This fall, I will be teaching two courses that—on the surface—may seem to have little to do with each other.  Both, however, are fundamentally engaged with analyzing and understanding the power and potential of cinema. The first class—on the Western—approaches the genre from the perspective of craft, directorial vision, and cultural mythology.  Tracing the genre from its earliest iterations through Django Unchained and beyond, we ask: what are the character types and plot structures commonly found in the genre?  How do iconic images—and sounds—impact the audience? How has the genre served as a way for particular directors—including Howard Hawks (Red River), Budd Boetticher (Seven Men From Now), Sergio Leone (A Fistful of Dollars), and of course John Ford (Stagecoach, The Searchers)—to make their own personal statements?  And since so many Westerns are fundamentally about the myths of America as a country, how have these myths been employed to reflect upon—and make statements about—the nation’s identity?   The course is a mostly chronological history of the Western, which gives us the opportunity to consider how elements of the genre change over time. It is illuminating, for instance, to consider how a more noble conception of the gunfighter character in The Gunfighter or Shane becomes the more fallible protagonist of a “revisionist” Western like The Wild Bunch or McCabe & Mrs. Miller.

If the Western class deals with filmmaking within a broad American mythological landscape, my other course (titled “Cinema Stylists”) is more far more personal in orientation.  This course centers on a close examination of four directors—Josef von Sternberg, Max Ophuls, Douglas Sirk, and Federico Fellini—who have stamped their personal vision on their films by putting film style front and center.  All four filmmakers had unique visions, and figured out various ways to use cinema for their particular concerns. Obsessions mark the work of all four directors: von Sternberg collaborated with the actress Marlene Dietrich seven times in the early 1930s (including The Blue Angel, Morocco, Blonde Venus, and The Scarlet Empress), Ophuls’ films often feature exceptionally formal, rigorous and even circular plotting (such as in La Ronde and The Earrings of Madame de…), Sirk obsessively returned to stylistically elaborate Hollywood melodrama (in movies like the aptly titled Magnificent Obsession), and Fellini found himself increasingly preoccupied with his own personal fantasies and dreams (such as 8 ½).  Students will submerge themselves in highly personal worlds of masks, performances, illusions, and decorated images, and will hopefully emerge with a better understanding of how cinematic stylization can engage with reality and suit a director’s personal vision.  

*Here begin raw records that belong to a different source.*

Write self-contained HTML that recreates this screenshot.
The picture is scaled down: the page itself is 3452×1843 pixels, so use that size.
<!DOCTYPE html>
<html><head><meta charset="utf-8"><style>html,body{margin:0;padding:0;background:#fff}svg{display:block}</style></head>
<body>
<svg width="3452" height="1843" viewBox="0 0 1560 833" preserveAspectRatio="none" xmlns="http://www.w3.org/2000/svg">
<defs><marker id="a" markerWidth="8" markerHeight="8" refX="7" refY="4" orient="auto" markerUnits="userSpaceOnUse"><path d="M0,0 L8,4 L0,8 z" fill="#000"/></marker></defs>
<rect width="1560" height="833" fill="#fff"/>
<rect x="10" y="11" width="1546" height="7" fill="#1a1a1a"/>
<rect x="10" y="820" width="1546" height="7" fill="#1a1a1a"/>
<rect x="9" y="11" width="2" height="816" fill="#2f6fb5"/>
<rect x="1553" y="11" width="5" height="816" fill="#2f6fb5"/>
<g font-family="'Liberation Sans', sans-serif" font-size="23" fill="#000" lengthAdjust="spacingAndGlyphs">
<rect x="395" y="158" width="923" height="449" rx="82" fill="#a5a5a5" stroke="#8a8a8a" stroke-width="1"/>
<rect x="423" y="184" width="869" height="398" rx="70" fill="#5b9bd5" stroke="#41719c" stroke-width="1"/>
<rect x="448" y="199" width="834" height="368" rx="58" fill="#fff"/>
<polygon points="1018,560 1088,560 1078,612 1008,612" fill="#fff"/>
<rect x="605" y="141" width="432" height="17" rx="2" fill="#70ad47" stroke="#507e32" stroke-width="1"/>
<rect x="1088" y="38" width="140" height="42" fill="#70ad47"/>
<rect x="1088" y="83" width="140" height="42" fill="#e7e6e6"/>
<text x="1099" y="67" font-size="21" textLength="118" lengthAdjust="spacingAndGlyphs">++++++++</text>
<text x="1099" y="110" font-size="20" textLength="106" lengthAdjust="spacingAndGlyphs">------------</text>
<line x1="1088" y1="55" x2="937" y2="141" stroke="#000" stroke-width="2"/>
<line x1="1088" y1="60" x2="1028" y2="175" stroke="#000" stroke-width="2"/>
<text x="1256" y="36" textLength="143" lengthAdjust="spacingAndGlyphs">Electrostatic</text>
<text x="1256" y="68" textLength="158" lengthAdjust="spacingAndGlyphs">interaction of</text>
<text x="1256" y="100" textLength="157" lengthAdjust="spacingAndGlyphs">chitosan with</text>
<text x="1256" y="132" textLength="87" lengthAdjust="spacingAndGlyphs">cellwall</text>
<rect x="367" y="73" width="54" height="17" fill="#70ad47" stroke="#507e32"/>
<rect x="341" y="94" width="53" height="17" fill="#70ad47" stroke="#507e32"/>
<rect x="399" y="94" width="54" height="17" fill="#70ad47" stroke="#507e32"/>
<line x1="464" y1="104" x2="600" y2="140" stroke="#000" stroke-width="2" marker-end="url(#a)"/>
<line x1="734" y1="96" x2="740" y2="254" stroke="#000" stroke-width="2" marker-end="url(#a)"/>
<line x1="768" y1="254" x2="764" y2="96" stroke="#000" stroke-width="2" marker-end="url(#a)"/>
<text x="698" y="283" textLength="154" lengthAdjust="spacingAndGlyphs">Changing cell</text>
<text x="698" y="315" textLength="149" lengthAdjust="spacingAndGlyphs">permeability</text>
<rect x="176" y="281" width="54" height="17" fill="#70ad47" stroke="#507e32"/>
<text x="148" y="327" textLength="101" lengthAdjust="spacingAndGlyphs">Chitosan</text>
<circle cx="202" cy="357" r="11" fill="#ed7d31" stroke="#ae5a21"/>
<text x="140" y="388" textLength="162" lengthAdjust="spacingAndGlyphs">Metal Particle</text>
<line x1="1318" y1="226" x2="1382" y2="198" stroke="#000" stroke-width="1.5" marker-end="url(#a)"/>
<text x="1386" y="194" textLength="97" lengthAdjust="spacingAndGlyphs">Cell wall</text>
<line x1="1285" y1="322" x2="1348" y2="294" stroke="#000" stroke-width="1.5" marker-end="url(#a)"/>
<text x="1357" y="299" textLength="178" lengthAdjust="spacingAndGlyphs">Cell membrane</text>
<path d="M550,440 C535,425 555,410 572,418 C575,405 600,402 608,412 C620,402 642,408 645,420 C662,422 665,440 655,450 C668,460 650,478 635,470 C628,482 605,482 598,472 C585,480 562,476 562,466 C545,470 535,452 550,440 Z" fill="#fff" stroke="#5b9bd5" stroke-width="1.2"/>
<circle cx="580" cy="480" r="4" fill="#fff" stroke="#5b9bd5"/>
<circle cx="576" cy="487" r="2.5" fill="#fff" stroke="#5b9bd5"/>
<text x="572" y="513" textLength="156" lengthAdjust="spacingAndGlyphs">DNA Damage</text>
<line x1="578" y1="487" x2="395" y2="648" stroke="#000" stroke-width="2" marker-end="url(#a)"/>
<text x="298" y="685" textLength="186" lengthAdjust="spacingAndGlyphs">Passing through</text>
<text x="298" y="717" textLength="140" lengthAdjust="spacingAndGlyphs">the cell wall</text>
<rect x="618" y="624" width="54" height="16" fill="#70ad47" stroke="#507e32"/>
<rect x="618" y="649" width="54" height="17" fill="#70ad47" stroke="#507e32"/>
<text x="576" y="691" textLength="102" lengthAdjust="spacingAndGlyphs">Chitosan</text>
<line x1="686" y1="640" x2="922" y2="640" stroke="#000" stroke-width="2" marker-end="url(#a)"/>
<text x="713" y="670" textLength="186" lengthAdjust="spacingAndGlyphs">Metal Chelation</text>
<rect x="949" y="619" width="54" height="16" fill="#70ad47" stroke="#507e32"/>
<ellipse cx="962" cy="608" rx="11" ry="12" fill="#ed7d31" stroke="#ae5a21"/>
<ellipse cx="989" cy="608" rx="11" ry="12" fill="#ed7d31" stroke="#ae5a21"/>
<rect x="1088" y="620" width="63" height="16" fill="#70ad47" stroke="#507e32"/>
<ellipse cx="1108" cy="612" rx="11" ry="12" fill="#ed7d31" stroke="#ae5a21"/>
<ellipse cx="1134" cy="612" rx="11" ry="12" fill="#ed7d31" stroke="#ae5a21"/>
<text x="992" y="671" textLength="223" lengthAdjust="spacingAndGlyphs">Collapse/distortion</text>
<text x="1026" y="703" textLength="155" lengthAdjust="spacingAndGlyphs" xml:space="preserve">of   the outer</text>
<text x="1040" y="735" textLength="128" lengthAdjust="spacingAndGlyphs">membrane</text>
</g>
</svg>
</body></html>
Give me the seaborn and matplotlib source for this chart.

What and WHY will we teach in the Fall?

Scott Higgins, CFilm Director

The echoes of commencement weekend have faded, and we are busy balancing budgets, repairing equipment, cleaning our desks, watching probably too much FilmStruck, and getting ready to start all over again. This is the time of year that a teacher can honestly ask questions like “what will I teach” and “why will I teach it?” In the heat of the semester we rarely have time for reflection, so I’m asking my colleagues to share their thoughts on this blog over the summer. For my part, on Tuesday September 5th at exactly 8:50 am, I’ll be in the Goldsmith Family Cinema launching our gateway class FILM 307: The Language of Hollywood. This is our introduction to Wesleyan Film, and so I’ll be meeting many members of the class of 2022 as well as students from across the campus who are intrigued by film. It is a “film watching” class, but (not so) secretly it is also a filmmaking class. In it, we aim to understand films from the perspective of the filmmaker, to reverse-engineer cinema to see how it all works. CFilm’s curriculum is built on the premise that study and practice are inseparable and mutually beneficial. Film critics and historians have a LOT to learn from the experience of holding a camera, setting up lights, and cutting together pieces of stock. For filmmakers, there’s no better way to open up the craft, broaden visual vocabularies, and find inspiration than sitting in the dark, watching, thinking, and feeling.

Because I’m a historian, and because “watching, thinking, and feeling” doesn’t quite work as a syllabus, I organize this class historically. We look at three changes in film technology: the coming of sound, the introduction of color, the shift to widescreen, and the development of 3D. The class isn’t so concerned with the history of technology (if you want to know, say, about the history of Technicolor, I have a book for you), but with how working filmmakers react when change happens.

On that first day, I will probably show one of the great silent films from the 1920s. For the past several years I’ve started with Frank Borzage’s ravishing romance Street Angel, a movie so confident in its storytelling that the absence of synchronized dialogue hardly seems a deficit. Janet Gaynor and Charles Farrell find love, lose it, and then miraculously find it again in shimmering soft focus. What more could one possibly ask from cinema? And yet, within just over a year no studio in Hollywood was making silent films! The transition to sound was a crisis point for all film artists. They lost some tools, gained others, and struggled to find the same emotional power and visual poignance in the new era of “talkies.” Looking at what filmmakers do under pressure, at how they solve problems when the game has changed, reveals how artists think, what they value about their medium, what works and what doesn’t. Within a short time, sound cinema had the confidence and air of effortlessness that silent film once claimed. But studying the excitement and desperation of sound when it was new helps us see its possibilities with fresh eyes (and ears). This sensitizes us to film form, so that we can look at a much later sound film like Ghost Ship, a wonderfully strange horror movie from the early 1940s, and find filmmakers who kept the novelty of sound alive, using effects, music, and silence, to create a new emotional journey.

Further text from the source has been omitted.